2. Update the WebCrawler::crawl method with the following

Webcrawler::crawl()

  while (_headURL <_tailURL) {
    Fetch the next URL in _headURL

    Increment _headURL

    If the document is not text/html

          continue;

    Get the first 500 characters (at most) of the document without tags. Add this 
       description to theURL record for this URL.

    Find all the hyperlinks of this document and add them to the
      _urlArray and _urlToUrlRecord if they are not already in the
      _urlToUrlRecord. Only insert up to _maxURL entries.

    For each word in the document without tags, add the index of this URL to
      a URLRecordList in the _wordToURLRecordList table if the URL is not already there.
  }//while
}

webcrawl Output

webcrawl will create two files:

url.txt - It will give the list of URLs in the form:

<url-index><space><url><\n>
<description without \n's><\n>
<\n>
. . .
One entry for each URL.

Example:
1 http://www.purdue.edu
Purdue Main Page

2 http://www.purdue.edu/admisions
Admisions Homepage
. . . .

word.txt - It will give the list of words with the list of url's for each word.

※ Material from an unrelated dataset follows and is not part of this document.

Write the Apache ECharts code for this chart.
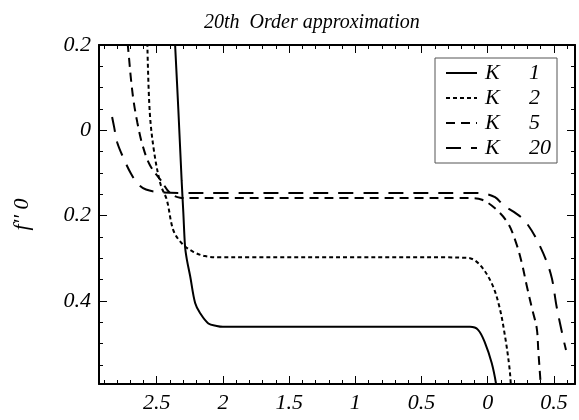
<!DOCTYPE html>
<html>
<head>
<meta charset="utf-8">
<script src="https://cdn.jsdelivr.net/npm/echarts@6/dist/echarts.min.js"></script>
<style>
html, body { margin: 0; padding: 0; background: #fff; }
#chart { width: 579px; height: 420px; }
</style>
</head>
<body>
<div id="chart"></div>
<script>
// h-curves: [h, f''(0)]
var k1 = [[-2.362, 0.205], [-2.337, 0.05], [-2.312, -0.117], [-2.299, -0.194], [-2.286, -0.273],
    [-2.272, -0.304], [-2.247, -0.343], [-2.21, -0.405], [-2.172, -0.429], [-2.11, -0.453],
    [-2.047, -0.459], [-2.0, -0.461], [-1.8, -0.461], [-1.5, -0.461], [-0.5, -0.461],
    [-0.25, -0.461], [-0.134, -0.461], [-0.073, -0.468], [-0.02, -0.499], [0.03, -0.546], [0.063, -0.595], [0.07, -0.62]];
var k2 = [[-2.571, 0.205], [-2.553, 0.044], [-2.52, -0.05], [-2.47, -0.128], [-2.424, -0.163],
    [-2.375, -0.234], [-2.311, -0.265], [-2.224, -0.285], [-2.135, -0.295], [-2.022, -0.298],
    [-1.8, -0.298], [-1.0, -0.298], [-0.3, -0.298], [-0.184, -0.299], [-0.134, -0.3], [-0.058, -0.316], [0.03, -0.359],
    [0.088, -0.414], [0.131, -0.484], [0.163, -0.554], [0.174, -0.595], [0.176, -0.62]];
var k5 = [[-2.72, 0.205], [-2.709, 0.169], [-2.694, 0.118], [-2.674, 0.067], [-2.647, 0.019],
    [-2.609, -0.033], [-2.553, -0.081], [-2.465, -0.119], [-2.4, -0.147], [-2.324, -0.158],
    [-2.21, -0.159], [-2.0, -0.159], [-1.0, -0.159], [-0.25, -0.159], [-0.134, -0.159], [-0.043, -0.163], [0.055, -0.183],
    [0.153, -0.218], [0.214, -0.264], [0.257, -0.311], [0.295, -0.365], [0.335, -0.419],
    [0.37, -0.464], [0.382, -0.517], [0.395, -0.574], [0.403, -0.609]];
var k20 = [[-2.837, 0.031], [-2.822, 0.008], [-2.799, -0.028], [-2.747, -0.068], [-2.694, -0.102],
    [-2.641, -0.126], [-2.581, -0.139], [-2.475, -0.145], [-2.286, -0.147], [-2.0, -0.147], [-1.0, -0.147],
    [-0.2, -0.147], [-0.1, -0.147], [-0.035, -0.148], [0.055, -0.157], [0.123, -0.177], [0.2, -0.192], [0.287, -0.215],
    [0.387, -0.267], [0.476, -0.337], [0.521, -0.415], [0.571, -0.489], [0.591, -0.515]];

var seriesNames = ['K 1', 'K 2', 'K 5', 'K 20'];
var xTicks = [-2.5, -2, -1.5, -1, -0.5, 0, 0.5];
var yTicks = [0.2, 0, -0.2, -0.4];

var xMin = -2.936, xMax = 0.659;
var yMin = -0.595, yMax = 0.2;

var xMinor = [];
for (var i = -29; i <= 6; i++) xMinor.push(i / 10);
var yMinor = [];
for (var j = -11; j <= 4; j++) yMinor.push(j / 20);

var font = 'Liberation Serif';
var black = '#000';

function absLabel(v) {
    return String(Math.abs(Math.round(v * 100) / 100));
}

function frameAxis(pos, isMinor, withLabel, ticks, min, max, extra) {
    var ax = {
        type: 'value',
        position: pos,
        min: min,
        max: max,
        splitLine: { show: false },
        axisLine: { show: !isMinor, onZero: false, lineStyle: { color: black, width: 2 } },
        axisTick: {
            show: true, inside: true, length: isMinor ? 4 : 8,
            customValues: ticks,
            lineStyle: { color: black, width: 1 }
        },
        axisLabel: {
            show: withLabel,
            customValues: ticks,
            formatter: absLabel,
            fontFamily: font, fontStyle: 'italic', fontSize: 22, color: black, margin: 8
        }
    };
    for (var key in extra) ax[key] = extra[key];
    return ax;
}

var chart = echarts.init(document.getElementById('chart'));

var option = {
    animation: false,
    backgroundColor: '#fff',
    title: {
        text: '20th  Order approximation',
        left: 199,
        top: 8,
        textStyle: { fontFamily: font, fontStyle: 'italic', fontWeight: 'normal', fontSize: 20, color: black }
    },
    grid: { left: 99, right: 4, top: 45, bottom: 36 },
    legend: {
        orient: 'vertical',
        left: 435,
        top: 58,
        data: seriesNames,
        itemWidth: 31,
        itemHeight: 14,
        itemGap: 3,
        padding: [4, 6, 4, 10],
        borderColor: '#555',
        borderWidth: 1,
        itemStyle: { opacity: 0 },
        formatter: function (name) {
            var p = name.split(' ');
            return '{k|' + p[0] + '}{n|' + p[1] + '}';
        },
        textStyle: {
            rich: {
                k: { fontFamily: font, fontStyle: 'italic', fontSize: 22, color: black, width: 44, padding: [0, 0, 0, 3] },
                n: { fontFamily: font, fontStyle: 'italic', fontSize: 22, color: black, width: 24 }
            }
        }
    },
    xAxis: [
        frameAxis('bottom', false, true, xTicks, xMin, xMax, {}),
        frameAxis('bottom', true, false, xMinor, xMin, xMax, {}),
        frameAxis('top', false, false, xTicks, xMin, xMax, {}),
        frameAxis('top', true, false, xMinor, xMin, xMax, {})
    ],
    yAxis: [
        frameAxis('left', false, true, yTicks, yMin, yMax, {
            name: "f'' 0",
            nameLocation: 'middle',
            nameRotate: 90,
            nameGap: 66,
            nameTextStyle: { fontFamily: font, fontStyle: 'italic', fontSize: 22, color: black }
        }),
        frameAxis('left', true, false, yMinor, yMin, yMax, {}),
        frameAxis('right', false, false, yTicks, yMin, yMax, {}),
        frameAxis('right', true, false, yMinor, yMin, yMax, {})
    ],
    series: [
        { name: seriesNames[0], data: k1, lineStyle: { type: 'solid', width: 2 } },
        { name: seriesNames[1], data: k2, lineStyle: { type: [4, 3], width: 2 } },
        { name: seriesNames[2], data: k5, lineStyle: { type: [9, 6], width: 2 } },
        { name: seriesNames[3], data: k20, lineStyle: { type: [15, 10], width: 2 } }
    ].map(function (s) {
        s.type = 'line';
        s.symbol = 'none';
        s.smooth = 0.35;
        s.clip = true;
        s.color = black;
        s.lineStyle.color = black;
        return s;
    })
};

chart.setOption(option);
</script>
</body>
</html>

<word><space><list of URL indexes separated by spaces><\n>
....

Example:
CS 3 4 6 7 89
Purdue 4 6 3 5 7
....
One entry for each word

Notes

You are allowed to do any modifications to the data structures, classes, and add any methods you need as long as you maintain the format of the output. Also you may modify the file openhttp.cpp if you need to.

Turnin

When you turnin lab2 also include in lab2-src a README file with the following information:

The name and login
The list of features in the handout that work
The list of features in the handout that do not work
Any extra features.

There is going to be a late penalty of 5/100 per day after the deadline up to a week.

Follow these instructions to turnin lab2:

Make sure that your webcrawl command is built by typing "make". Make sure it builds and runs in data.

Type "turnin -c cs251 -p lab2 lab2-src"

Type "turnin -c cs251 -p lab2 -v" to make sure you have submitted the right files

The deadline of this project is 11:59pm Wednesday July 13th, 2016.